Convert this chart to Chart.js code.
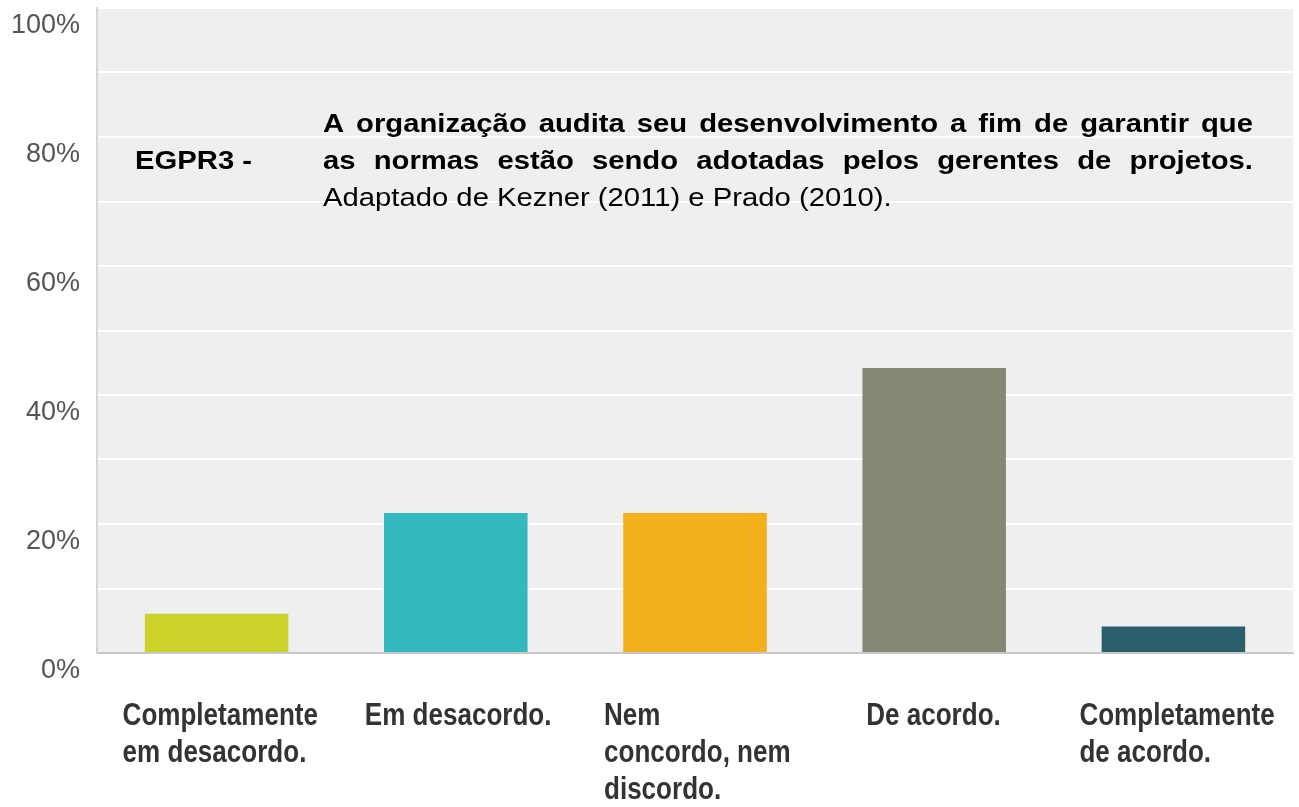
<!DOCTYPE html>
<html>
<head>
<meta charset="utf-8">
<script src="https://cdn.jsdelivr.net/npm/chart.js@4.4.1/dist/chart.umd.min.js"></script>
<style>
  html, body { margin: 0; padding: 0; background: #fff; }
  #wrap { width: 1299px; height: 807px; position: relative; }
</style>
</head>
<body>
<div id="wrap"><canvas id="chart"></canvas></div>
<script>
// data
const categories = [
  ['Completamente', 'em desacordo.'],
  ['Em desacordo.'],
  ['Nem', 'concordo, nem', 'discordo.'],
  ['De acordo.'],
  ['Completamente', 'de acordo.']
];
const percentValues = [6.1, 21.7, 21.7, 44.2, 4.1];
const barColors = ['#cdd22b', '#33b8bd', '#f4af1d', '#878775', '#2d5e6c'];
const labelledTicks = [0, 20, 40, 60, 80, 100];

const questionCode = 'EGPR3 -';
const questionLines = [
  'A organização audita seu desenvolvimento a fim de garantir que',
  'as normas estão sendo adotadas pelos gerentes de projetos.'
];
const sourceLine = 'Adaptado de Kezner (2011) e Prado (2010).';

// small horizontal shift of each category label from the category centre
const labelShift = [-94, -91, -91, -68, -94];

const plotBackground = {
  id: 'plotBackground',
  beforeDraw(chart) {
    const { ctx, chartArea: a } = chart;
    ctx.save();
    ctx.fillStyle = '#efefef';
    ctx.fillRect(a.left, a.top, a.right - a.left, a.bottom - a.top);
    ctx.restore();
  }
};

function drawJustified(ctx, text, x, y, width) {
  const words = text.split(' ');
  const widths = words.map(w => ctx.measureText(w).width);
  const total = widths.reduce((s, w) => s + w, 0);
  const gap = (width - total) / (words.length - 1);
  let cx = x;
  words.forEach((w, i) => {
    ctx.fillText(w, cx, y);
    cx += widths[i] + gap;
  });
}

const questionText = {
  id: 'questionText',
  afterDraw(chart) {
    const ctx = chart.ctx;
    const top = chart.chartArea.top;
    const sx = 1.17;
    ctx.save();
    ctx.fillStyle = '#000';
    ctx.textBaseline = 'alphabetic';
    ctx.textAlign = 'left';
    ctx.scale(sx, 1);
    ctx.font = 'bold 25px "Liberation Sans", Arial, sans-serif';
    ctx.fillText(questionCode, 135 / sx, top + 161);
    drawJustified(ctx, questionLines[0], 323 / sx, top + 124, 930 / sx);
    drawJustified(ctx, questionLines[1], 323 / sx, top + 161, 930 / sx);
    ctx.font = '25px "Liberation Sans", Arial, sans-serif';
    ctx.fillText(sourceLine, 323 / sx, top + 198);
    ctx.restore();
  }
};

// category names: bold, slightly condensed, left aligned under each bar
const categoryLabels = {
  id: 'categoryLabels',
  afterDraw(chart) {
    const ctx = chart.ctx;
    const xs = chart.scales.x;
    const base = chart.chartArea.bottom + 72;
    const sx = 0.84;
    ctx.save();
    ctx.fillStyle = '#333';
    ctx.font = 'bold 31px "Liberation Sans", Arial, sans-serif';
    ctx.textAlign = 'left';
    ctx.textBaseline = 'alphabetic';
    ctx.scale(sx, 1);
    categories.forEach((lines, i) => {
      const x = (xs.getPixelForValue(i) + labelShift[i]) / sx;
      lines.forEach((line, j) => ctx.fillText(line, x, base + j * 37));
    });
    ctx.restore();
  }
};

new Chart(document.getElementById('chart'), {
  type: 'bar',
  data: {
    labels: categories.map(l => l.join(' ')),
    datasets: [{
      data: percentValues,
      backgroundColor: barColors,
      borderWidth: 0,
      barPercentage: 0.6,
      categoryPercentage: 1.0
    }]
  },
  options: {
    responsive: true,
    maintainAspectRatio: false,
    animation: false,
    layout: {
      autoPadding: false,
      padding: { top: 8, right: 6, left: 0, bottom: 0 }
    },
    plugins: {
      legend: { display: false },
      tooltip: { enabled: false }
    },
    scales: {
      x: {
        grid: { display: false },
        border: { display: true, color: '#c8c8c8', width: 2 },
        ticks: { display: false },
        afterFit(scale) { scale.height = 154; }
      },
      y: {
        min: 0,
        max: 100,
        grid: { color: '#ffffff', lineWidth: 2, drawTicks: false },
        border: { display: true, color: '#d6d6d6', width: 2 },
        ticks: {
          stepSize: 10,
          padding: 17,
          labelOffset: 18,
          color: '#555',
          font: { family: '"Liberation Sans", Arial, sans-serif', size: 27 },
          callback: v => labelledTicks.includes(v) ? v + '%' : ''
        },
        afterFit(scale) {
          scale.width = 97;
          scale.paddingTop = 0;
          scale.paddingBottom = 0;
        }
      }
    }
  },
  plugins: [plotBackground, questionText, categoryLabels]
});
</script>
</body>
</html>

====

WHAT YOU NEED TO DO => Leave out the pictures and transcribe everything else exactly.

RESPONSE TO THE EXERCISE =>
Convert this chart to Chart.js code.
<!DOCTYPE html>
<html>
<head>
<meta charset="utf-8">
<script src="https://cdn.jsdelivr.net/npm/chart.js@4.4.1/dist/chart.umd.min.js"></script>
<style>
  html, body { margin: 0; padding: 0; background: #fff; }
  #wrap { width: 1299px; height: 807px; position: relative; }
</style>
</head>
<body>
<div id="wrap"><canvas id="chart"></canvas></div>
<script>
// data
const categories = [
  ['Completamente', 'em desacordo.'],
  ['Em desacordo.'],
  ['Nem', 'concordo, nem', 'discordo.'],
  ['De acordo.'],
  ['Completamente', 'de acordo.']
];
const percentValues = [6.1, 21.7, 21.7, 44.2, 4.1];
const barColors = ['#cdd22b', '#33b8bd', '#f4af1d', '#878775', '#2d5e6c'];
const labelledTicks = [0, 20, 40, 60, 80, 100];

const questionCode = 'EGPR3 -';
const questionLines = [
  'A organização audita seu desenvolvimento a fim de garantir que',
  'as normas estão sendo adotadas pelos gerentes de projetos.'
];
const sourceLine = 'Adaptado de Kezner (2011) e Prado (2010).';

// small horizontal shift of each category label from the category centre
const labelShift = [-94, -91, -91, -68, -94];

const plotBackground = {
  id: 'plotBackground',
  beforeDraw(chart) {
    const { ctx, chartArea: a } = chart;
    ctx.save();
    ctx.fillStyle = '#efefef';
    ctx.fillRect(a.left, a.top, a.right - a.left, a.bottom - a.top);
    ctx.restore();
  }
};

function drawJustified(ctx, text, x, y, width) {
  const words = text.split(' ');
  const widths = words.map(w => ctx.measureText(w).width);
  const total = widths.reduce((s, w) => s + w, 0);
  const gap = (width - total) / (words.length - 1);
  let cx = x;
  words.forEach((w, i) => {
    ctx.fillText(w, cx, y);
    cx += widths[i] + gap;
  });
}

const questionText = {
  id: 'questionText',
  afterDraw(chart) {
    const ctx = chart.ctx;
    const top = chart.chartArea.top;
    const sx = 1.17;
    ctx.save();
    ctx.fillStyle = '#000';
    ctx.textBaseline = 'alphabetic';
    ctx.textAlign = 'left';
    ctx.scale(sx, 1);
    ctx.font = 'bold 25px "Liberation Sans", Arial, sans-serif';
    ctx.fillText(questionCode, 135 / sx, top + 161);
    drawJustified(ctx, questionLines[0], 323 / sx, top + 124, 930 / sx);
    drawJustified(ctx, questionLines[1], 323 / sx, top + 161, 930 / sx);
    ctx.font = '25px "Liberation Sans", Arial, sans-serif';
    ctx.fillText(sourceLine, 323 / sx, top + 198);
    ctx.restore();
  }
};

// category names: bold, slightly condensed, left aligned under each bar
const categoryLabels = {
  id: 'categoryLabels',
  afterDraw(chart) {
    const ctx = chart.ctx;
    const xs = chart.scales.x;
    const base = chart.chartArea.bottom + 72;
    const sx = 0.84;
    ctx.save();
    ctx.fillStyle = '#333';
    ctx.font = 'bold 31px "Liberation Sans", Arial, sans-serif';
    ctx.textAlign = 'left';
    ctx.textBaseline = 'alphabetic';
    ctx.scale(sx, 1);
    categories.forEach((lines, i) => {
      const x = (xs.getPixelForValue(i) + labelShift[i]) / sx;
      lines.forEach((line, j) => ctx.fillText(line, x, base + j * 37));
    });
    ctx.restore();
  }
};

new Chart(document.getElementById('chart'), {
  type: 'bar',
  data: {
    labels: categories.map(l => l.join(' ')),
    datasets: [{
      data: percentValues,
      backgroundColor: barColors,
      borderWidth: 0,
      barPercentage: 0.6,
      categoryPercentage: 1.0
    }]
  },
  options: {
    responsive: true,
    maintainAspectRatio: false,
    animation: false,
    layout: {
      autoPadding: false,
      padding: { top: 8, right: 6, left: 0, bottom: 0 }
    },
    plugins: {
      legend: { display: false },
      tooltip: { enabled: false }
    },
    scales: {
      x: {
        grid: { display: false },
        border: { display: true, color: '#c8c8c8', width: 2 },
        ticks: { display: false },
        afterFit(scale) { scale.height = 154; }
      },
      y: {
        min: 0,
        max: 100,
        grid: { color: '#ffffff', lineWidth: 2, drawTicks: false },
        border: { display: true, color: '#d6d6d6', width: 2 },
        ticks: {
          stepSize: 10,
          padding: 17,
          labelOffset: 18,
          color: '#555',
          font: { family: '"Liberation Sans", Arial, sans-serif', size: 27 },
          callback: v => labelledTicks.includes(v) ? v + '%' : ''
        },
        afterFit(scale) {
          scale.width = 97;
          scale.paddingTop = 0;
          scale.paddingBottom = 0;
        }
      }
    }
  },
  plugins: [plotBackground, questionText, categoryLabels]
});
</script>
</body>
</html>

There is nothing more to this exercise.